Figure scripts
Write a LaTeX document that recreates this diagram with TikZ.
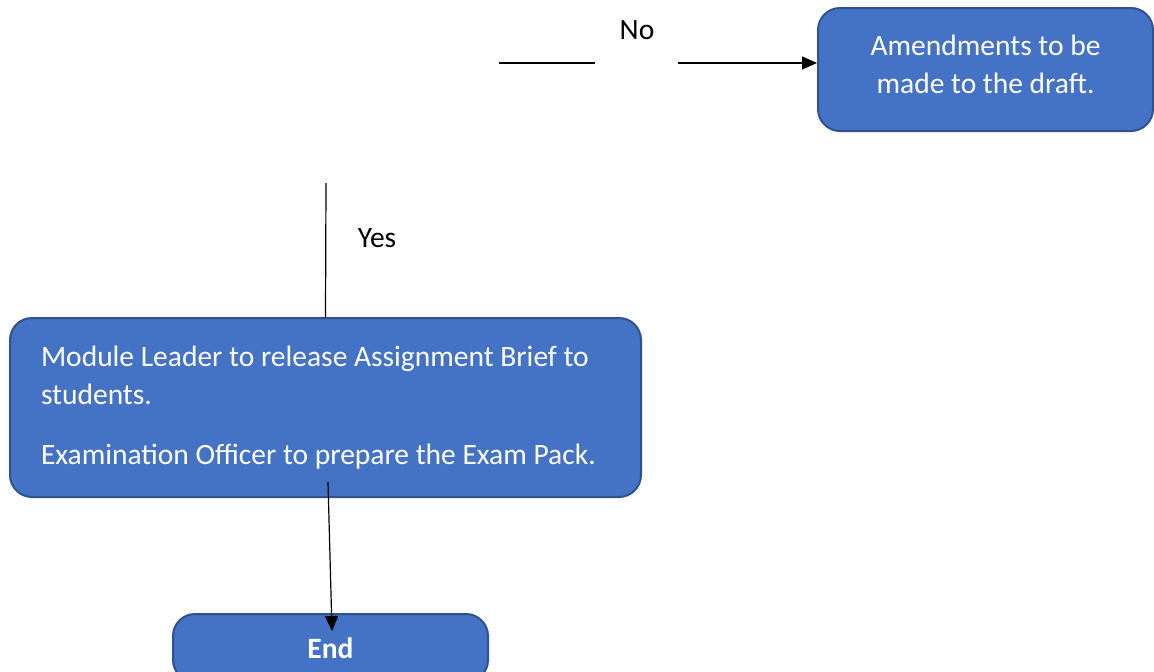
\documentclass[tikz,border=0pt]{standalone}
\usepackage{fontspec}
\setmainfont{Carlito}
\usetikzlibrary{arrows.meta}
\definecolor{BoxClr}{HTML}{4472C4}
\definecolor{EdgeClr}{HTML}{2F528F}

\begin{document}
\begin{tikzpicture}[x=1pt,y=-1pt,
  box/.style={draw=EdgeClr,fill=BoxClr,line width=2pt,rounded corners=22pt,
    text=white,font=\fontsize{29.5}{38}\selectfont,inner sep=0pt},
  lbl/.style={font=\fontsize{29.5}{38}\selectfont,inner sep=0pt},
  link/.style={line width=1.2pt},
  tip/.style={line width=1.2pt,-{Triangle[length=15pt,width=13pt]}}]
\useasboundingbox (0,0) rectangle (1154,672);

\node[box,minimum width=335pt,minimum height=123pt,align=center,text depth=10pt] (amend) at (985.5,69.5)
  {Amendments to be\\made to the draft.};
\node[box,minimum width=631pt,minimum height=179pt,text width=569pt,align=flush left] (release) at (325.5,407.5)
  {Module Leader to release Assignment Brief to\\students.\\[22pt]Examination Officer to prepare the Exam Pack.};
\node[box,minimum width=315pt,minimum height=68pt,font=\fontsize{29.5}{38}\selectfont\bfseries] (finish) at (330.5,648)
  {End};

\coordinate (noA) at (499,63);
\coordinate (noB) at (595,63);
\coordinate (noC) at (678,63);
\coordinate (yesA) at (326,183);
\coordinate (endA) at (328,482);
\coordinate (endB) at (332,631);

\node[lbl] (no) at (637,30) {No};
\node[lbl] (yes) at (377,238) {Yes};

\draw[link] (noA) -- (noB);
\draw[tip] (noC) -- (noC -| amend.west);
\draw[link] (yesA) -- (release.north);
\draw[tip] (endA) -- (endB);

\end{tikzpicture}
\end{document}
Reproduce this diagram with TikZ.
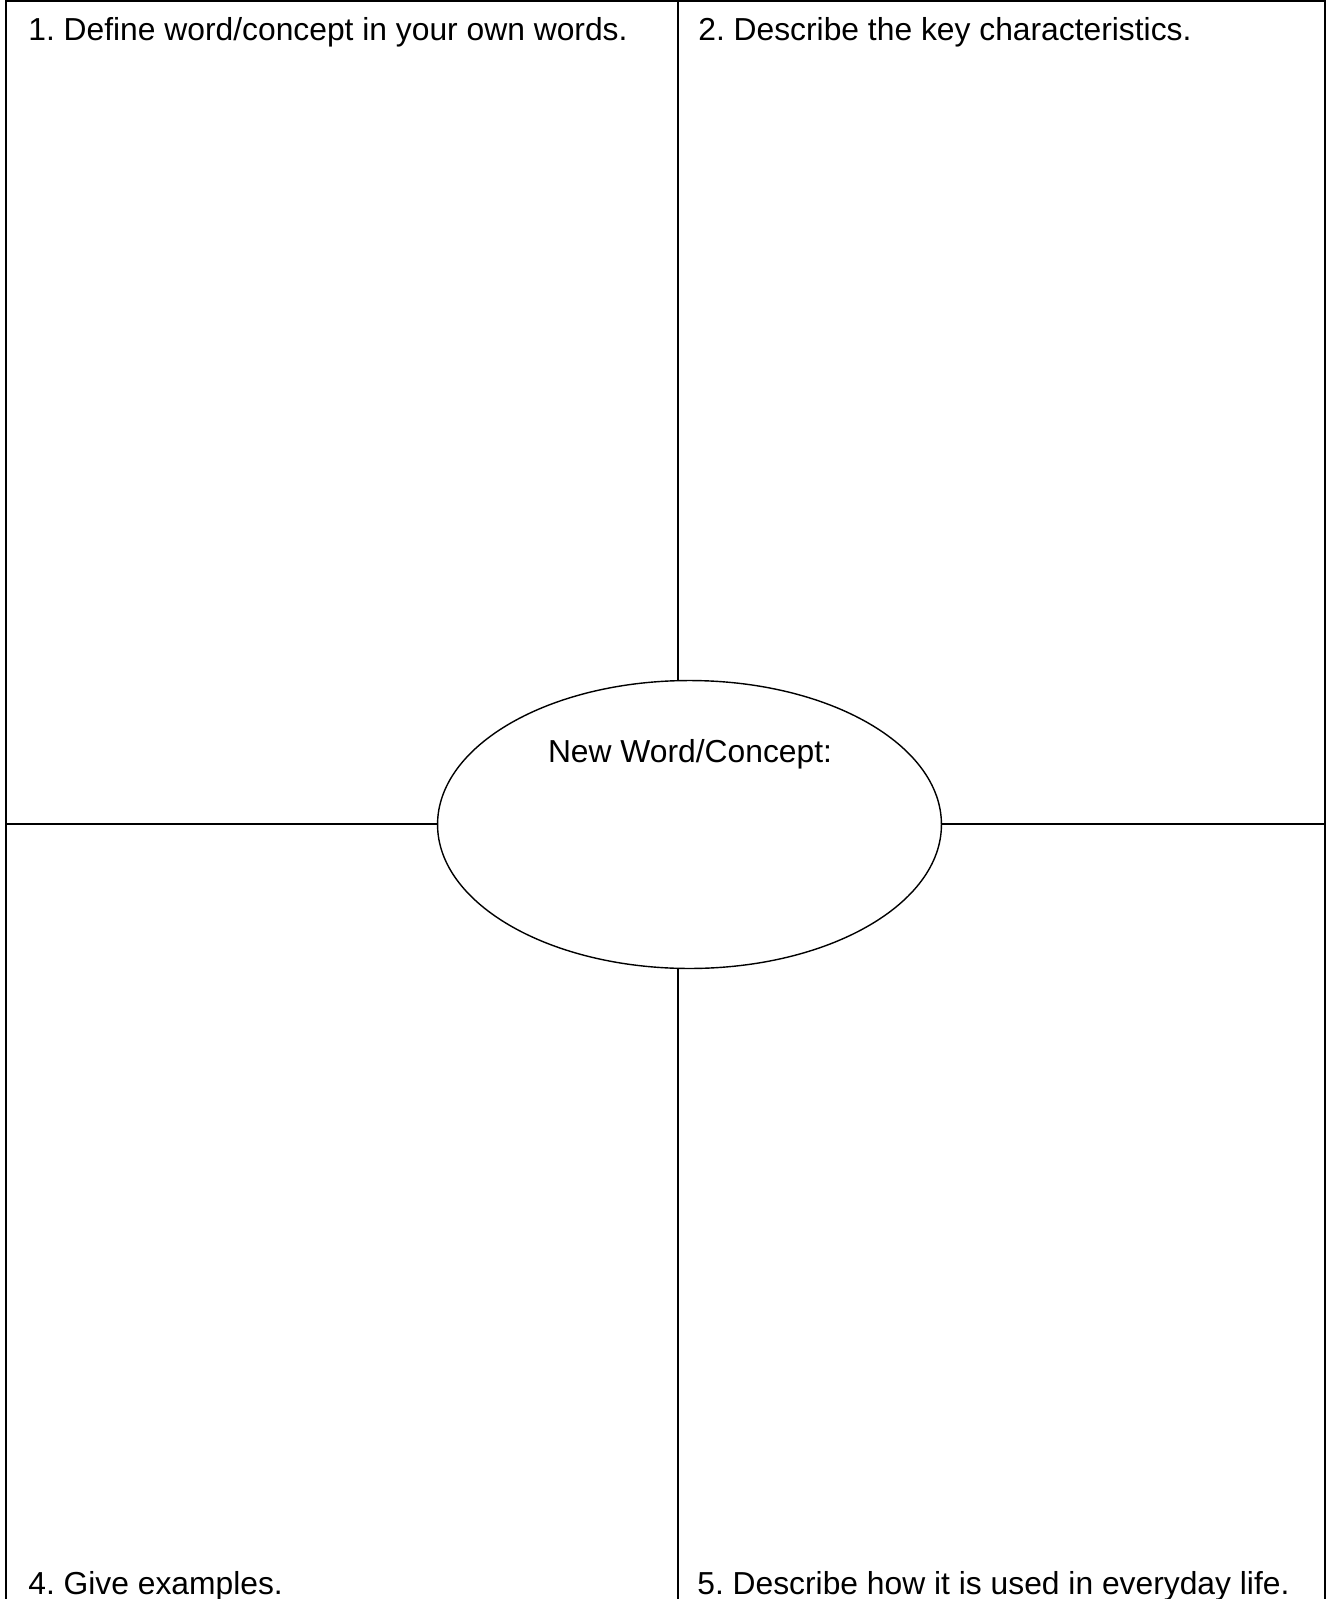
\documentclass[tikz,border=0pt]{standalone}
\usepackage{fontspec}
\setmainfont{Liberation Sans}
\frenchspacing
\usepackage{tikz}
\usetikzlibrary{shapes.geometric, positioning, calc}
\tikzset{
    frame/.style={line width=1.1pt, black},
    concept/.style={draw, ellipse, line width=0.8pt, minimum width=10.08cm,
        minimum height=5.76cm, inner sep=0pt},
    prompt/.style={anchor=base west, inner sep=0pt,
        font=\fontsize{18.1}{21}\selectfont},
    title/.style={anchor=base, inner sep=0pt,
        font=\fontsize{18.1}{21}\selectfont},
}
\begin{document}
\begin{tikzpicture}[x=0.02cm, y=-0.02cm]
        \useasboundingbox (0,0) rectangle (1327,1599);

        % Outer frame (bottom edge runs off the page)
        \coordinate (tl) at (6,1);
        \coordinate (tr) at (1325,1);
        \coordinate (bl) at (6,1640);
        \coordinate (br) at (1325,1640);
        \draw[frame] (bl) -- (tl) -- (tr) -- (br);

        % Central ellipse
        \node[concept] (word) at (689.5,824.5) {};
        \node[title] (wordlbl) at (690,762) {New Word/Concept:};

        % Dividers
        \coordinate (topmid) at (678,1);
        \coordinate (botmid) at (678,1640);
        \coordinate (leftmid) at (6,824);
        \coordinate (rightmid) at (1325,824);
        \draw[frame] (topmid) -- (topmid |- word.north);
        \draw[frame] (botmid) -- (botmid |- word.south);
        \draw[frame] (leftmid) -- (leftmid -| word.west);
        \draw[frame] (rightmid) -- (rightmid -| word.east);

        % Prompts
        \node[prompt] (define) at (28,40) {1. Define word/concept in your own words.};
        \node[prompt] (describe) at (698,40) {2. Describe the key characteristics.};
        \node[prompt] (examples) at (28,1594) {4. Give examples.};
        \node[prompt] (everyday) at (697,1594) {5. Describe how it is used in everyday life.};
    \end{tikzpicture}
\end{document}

Task
Please transcribe the material above exactly as written. Leave the pictures out.

Solution to this task
Write a LaTeX document that recreates this diagram with TikZ.
\documentclass[tikz,border=0pt]{standalone}
\usepackage{fontspec}
\setmainfont{Carlito}
\usetikzlibrary{arrows.meta}
\definecolor{BoxClr}{HTML}{4472C4}
\definecolor{EdgeClr}{HTML}{2F528F}

\begin{document}
\begin{tikzpicture}[x=1pt,y=-1pt,
  box/.style={draw=EdgeClr,fill=BoxClr,line width=2pt,rounded corners=22pt,
    text=white,font=\fontsize{29.5}{38}\selectfont,inner sep=0pt},
  lbl/.style={font=\fontsize{29.5}{38}\selectfont,inner sep=0pt},
  link/.style={line width=1.2pt},
  tip/.style={line width=1.2pt,-{Triangle[length=15pt,width=13pt]}}]
\useasboundingbox (0,0) rectangle (1154,672);

\node[box,minimum width=335pt,minimum height=123pt,align=center,text depth=10pt] (amend) at (985.5,69.5)
  {Amendments to be\\made to the draft.};
\node[box,minimum width=631pt,minimum height=179pt,text width=569pt,align=flush left] (release) at (325.5,407.5)
  {Module Leader to release Assignment Brief to\\students.\\[22pt]Examination Officer to prepare the Exam Pack.};
\node[box,minimum width=315pt,minimum height=68pt,font=\fontsize{29.5}{38}\selectfont\bfseries] (finish) at (330.5,648)
  {End};

\coordinate (noA) at (499,63);
\coordinate (noB) at (595,63);
\coordinate (noC) at (678,63);
\coordinate (yesA) at (326,183);
\coordinate (endA) at (328,482);
\coordinate (endB) at (332,631);

\node[lbl] (no) at (637,30) {No};
\node[lbl] (yes) at (377,238) {Yes};

\draw[link] (noA) -- (noB);
\draw[tip] (noC) -- (noC -| amend.west);
\draw[link] (yesA) -- (release.north);
\draw[tip] (endA) -- (endB);

\end{tikzpicture}
\end{document}
Reproduce this diagram with TikZ.
\documentclass[tikz,border=0pt]{standalone}
\usepackage{fontspec}
\setmainfont{Liberation Sans}
\frenchspacing
\usepackage{tikz}
\usetikzlibrary{shapes.geometric, positioning, calc}
\tikzset{
    frame/.style={line width=1.1pt, black},
    concept/.style={draw, ellipse, line width=0.8pt, minimum width=10.08cm,
        minimum height=5.76cm, inner sep=0pt},
    prompt/.style={anchor=base west, inner sep=0pt,
        font=\fontsize{18.1}{21}\selectfont},
    title/.style={anchor=base, inner sep=0pt,
        font=\fontsize{18.1}{21}\selectfont},
}
\begin{document}
\begin{tikzpicture}[x=0.02cm, y=-0.02cm]
        \useasboundingbox (0,0) rectangle (1327,1599);

        % Outer frame (bottom edge runs off the page)
        \coordinate (tl) at (6,1);
        \coordinate (tr) at (1325,1);
        \coordinate (bl) at (6,1640);
        \coordinate (br) at (1325,1640);
        \draw[frame] (bl) -- (tl) -- (tr) -- (br);

        % Central ellipse
        \node[concept] (word) at (689.5,824.5) {};
        \node[title] (wordlbl) at (690,762) {New Word/Concept:};

        % Dividers
        \coordinate (topmid) at (678,1);
        \coordinate (botmid) at (678,1640);
        \coordinate (leftmid) at (6,824);
        \coordinate (rightmid) at (1325,824);
        \draw[frame] (topmid) -- (topmid |- word.north);
        \draw[frame] (botmid) -- (botmid |- word.south);
        \draw[frame] (leftmid) -- (leftmid -| word.west);
        \draw[frame] (rightmid) -- (rightmid -| word.east);

        % Prompts
        \node[prompt] (define) at (28,40) {1. Define word/concept in your own words.};
        \node[prompt] (describe) at (698,40) {2. Describe the key characteristics.};
        \node[prompt] (examples) at (28,1594) {4. Give examples.};
        \node[prompt] (everyday) at (697,1594) {5. Describe how it is used in everyday life.};
    \end{tikzpicture}
\end{document}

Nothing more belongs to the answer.